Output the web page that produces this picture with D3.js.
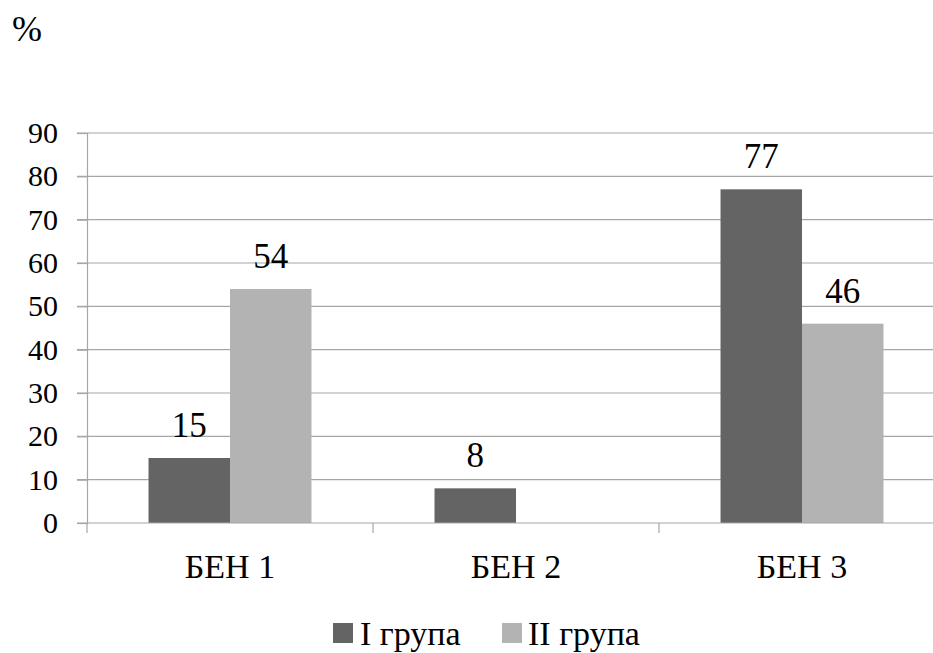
<!DOCTYPE html>
<html><head><meta charset="utf-8">
<script src="https://cdn.jsdelivr.net/npm/d3@7"></script>
<style>body{margin:0;background:#fff}svg{display:block}</style>
</head><body><svg id="c" width="933" height="653"></svg>
<script>
const categories = ["БЕН 1", "БЕН 2", "БЕН 3"];
const seriesNames = ["I група", "II група"];
const group1 = [15, 8, 77];
const group2 = [54, null, 46];
const yTicks = [0, 10, 20, 30, 40, 50, 60, 70, 80, 90];
const colors = ["#646464", "#b3b3b3"];
const unitLabel = "%";
const FONT = "'Liberation Serif', 'Times New Roman', Tinos, 'DejaVu Serif', 'Noto Serif', serif";

const svg = d3.select("#c").attr("font-family", FONT);
const y = d3.scaleLinear().domain([0, 90]).range([523, 133]);
const x0 = d3.scaleBand().domain(categories).range([87, 945]).paddingInner(0).paddingOuter(0);
const x1 = d3.scaleBand().domain(seriesNames).range([0, x0.bandwidth()]).paddingInner(0).paddingOuter(0.755);

// gridlines
svg.append("g").selectAll("line").data(yTicks.filter(d => d > 0)).join("line")
  .attr("x1", 77).attr("x2", 945).attr("y1", d => y(d)).attr("y2", d => y(d))
  .attr("stroke", "#a6a6a6").attr("stroke-width", 1.2);

// y axis
const yAxis = d3.axisLeft(y).tickValues(yTicks).tickSize(10).tickPadding(19).tickFormat(d3.format("d"));
const gy = svg.append("g").attr("transform", "translate(87,0)").call(yAxis).attr("font-family", FONT).attr("font-size", 30);
gy.select(".domain").attr("stroke", "#a6a6a6").attr("stroke-width", 1.2);
gy.selectAll(".tick line").attr("stroke", "#a6a6a6").attr("stroke-width", 1.2);
gy.selectAll(".tick text").attr("font-size", 30).attr("font-family", FONT).attr("fill", "#000");

// bars
const data = categories.map((c, i) => ({cat: c, vals: [group1[i], group2[i]]}));
const groups = svg.append("g").selectAll("g").data(data).join("g")
  .attr("transform", d => `translate(${x0(d.cat)},0)`);
groups.selectAll("rect").data(d => d.vals.map((v, j) => ({v, s: seriesNames[j], j})).filter(e => e.v != null)).join("rect")
  .attr("x", e => x1(e.s)).attr("width", x1.bandwidth())
  .attr("y", e => y(e.v)).attr("height", e => y(0) - y(e.v))
  .attr("fill", e => colors[e.j]);
groups.selectAll("text.lbl").data(d => d.vals.map((v, j) => ({v, s: seriesNames[j], j})).filter(e => e.v != null)).join("text")
  .attr("class", "lbl").attr("font-family", FONT)
  .attr("x", e => x1(e.s) + x1.bandwidth() / 2).attr("y", e => y(e.v) - 21)
  .attr("text-anchor", "middle").attr("font-size", 35).text(e => e.v);

// x axis
const gx = svg.append("g").attr("transform", `translate(0,${y(0)})`);
gx.append("line").attr("x1", 77).attr("x2", 945).attr("y1", 0).attr("y2", 0).attr("stroke", "#a6a6a6").attr("stroke-width", 1.2);
gx.selectAll("line.sep").data(categories.map(c => x0(c)).concat([x0(categories[2]) + x0.bandwidth()])).join("line")
  .attr("class", "sep").attr("x1", d => d).attr("x2", d => d).attr("y1", 0).attr("y2", 10)
  .attr("stroke", "#a6a6a6").attr("stroke-width", 1.2);
gx.selectAll("text.cat").data(categories).join("text").attr("class", "cat").attr("font-family", FONT)
  .attr("x", d => x0(d) + x0.bandwidth() / 2).attr("y", 578 - y(0))
  .attr("text-anchor", "middle").attr("font-size", 34).text(d => d);

// unit label
svg.append("text").attr("font-family", FONT).attr("x", 12).attr("y", 41).attr("font-size", 36).text(unitLabel);

// legend
const legX = [333, 502];
const lg = svg.append("g").selectAll("g").data(seriesNames).join("g")
  .attr("transform", (d, i) => `translate(${legX[i]},623)`);
lg.append("rect").attr("width", 20).attr("height", 20).attr("fill", (d, i) => colors[i]);
lg.append("text").attr("font-family", FONT).attr("x", (d, i) => i === 0 ? 27 : 26).attr("y", 22).attr("font-size", 34).text(d => d);
</script></body></html>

### Written task
Write the material out again exactly as it appears, dropping the pictures.

### Output of the task
Output the web page that produces this picture with D3.js.
<!DOCTYPE html>
<html><head><meta charset="utf-8">
<script src="https://cdn.jsdelivr.net/npm/d3@7"></script>
<style>body{margin:0;background:#fff}svg{display:block}</style>
</head><body><svg id="c" width="933" height="653"></svg>
<script>
const categories = ["БЕН 1", "БЕН 2", "БЕН 3"];
const seriesNames = ["I група", "II група"];
const group1 = [15, 8, 77];
const group2 = [54, null, 46];
const yTicks = [0, 10, 20, 30, 40, 50, 60, 70, 80, 90];
const colors = ["#646464", "#b3b3b3"];
const unitLabel = "%";
const FONT = "'Liberation Serif', 'Times New Roman', Tinos, 'DejaVu Serif', 'Noto Serif', serif";

const svg = d3.select("#c").attr("font-family", FONT);
const y = d3.scaleLinear().domain([0, 90]).range([523, 133]);
const x0 = d3.scaleBand().domain(categories).range([87, 945]).paddingInner(0).paddingOuter(0);
const x1 = d3.scaleBand().domain(seriesNames).range([0, x0.bandwidth()]).paddingInner(0).paddingOuter(0.755);

// gridlines
svg.append("g").selectAll("line").data(yTicks.filter(d => d > 0)).join("line")
  .attr("x1", 77).attr("x2", 945).attr("y1", d => y(d)).attr("y2", d => y(d))
  .attr("stroke", "#a6a6a6").attr("stroke-width", 1.2);

// y axis
const yAxis = d3.axisLeft(y).tickValues(yTicks).tickSize(10).tickPadding(19).tickFormat(d3.format("d"));
const gy = svg.append("g").attr("transform", "translate(87,0)").call(yAxis).attr("font-family", FONT).attr("font-size", 30);
gy.select(".domain").attr("stroke", "#a6a6a6").attr("stroke-width", 1.2);
gy.selectAll(".tick line").attr("stroke", "#a6a6a6").attr("stroke-width", 1.2);
gy.selectAll(".tick text").attr("font-size", 30).attr("font-family", FONT).attr("fill", "#000");

// bars
const data = categories.map((c, i) => ({cat: c, vals: [group1[i], group2[i]]}));
const groups = svg.append("g").selectAll("g").data(data).join("g")
  .attr("transform", d => `translate(${x0(d.cat)},0)`);
groups.selectAll("rect").data(d => d.vals.map((v, j) => ({v, s: seriesNames[j], j})).filter(e => e.v != null)).join("rect")
  .attr("x", e => x1(e.s)).attr("width", x1.bandwidth())
  .attr("y", e => y(e.v)).attr("height", e => y(0) - y(e.v))
  .attr("fill", e => colors[e.j]);
groups.selectAll("text.lbl").data(d => d.vals.map((v, j) => ({v, s: seriesNames[j], j})).filter(e => e.v != null)).join("text")
  .attr("class", "lbl").attr("font-family", FONT)
  .attr("x", e => x1(e.s) + x1.bandwidth() / 2).attr("y", e => y(e.v) - 21)
  .attr("text-anchor", "middle").attr("font-size", 35).text(e => e.v);

// x axis
const gx = svg.append("g").attr("transform", `translate(0,${y(0)})`);
gx.append("line").attr("x1", 77).attr("x2", 945).attr("y1", 0).attr("y2", 0).attr("stroke", "#a6a6a6").attr("stroke-width", 1.2);
gx.selectAll("line.sep").data(categories.map(c => x0(c)).concat([x0(categories[2]) + x0.bandwidth()])).join("line")
  .attr("class", "sep").attr("x1", d => d).attr("x2", d => d).attr("y1", 0).attr("y2", 10)
  .attr("stroke", "#a6a6a6").attr("stroke-width", 1.2);
gx.selectAll("text.cat").data(categories).join("text").attr("class", "cat").attr("font-family", FONT)
  .attr("x", d => x0(d) + x0.bandwidth() / 2).attr("y", 578 - y(0))
  .attr("text-anchor", "middle").attr("font-size", 34).text(d => d);

// unit label
svg.append("text").attr("font-family", FONT).attr("x", 12).attr("y", 41).attr("font-size", 36).text(unitLabel);

// legend
const legX = [333, 502];
const lg = svg.append("g").selectAll("g").data(seriesNames).join("g")
  .attr("transform", (d, i) => `translate(${legX[i]},623)`);
lg.append("rect").attr("width", 20).attr("height", 20).attr("fill", (d, i) => colors[i]);
lg.append("text").attr("font-family", FONT).attr("x", (d, i) => i === 0 ? 27 : 26).attr("y", 22).attr("font-size", 34).text(d => d);
</script></body></html>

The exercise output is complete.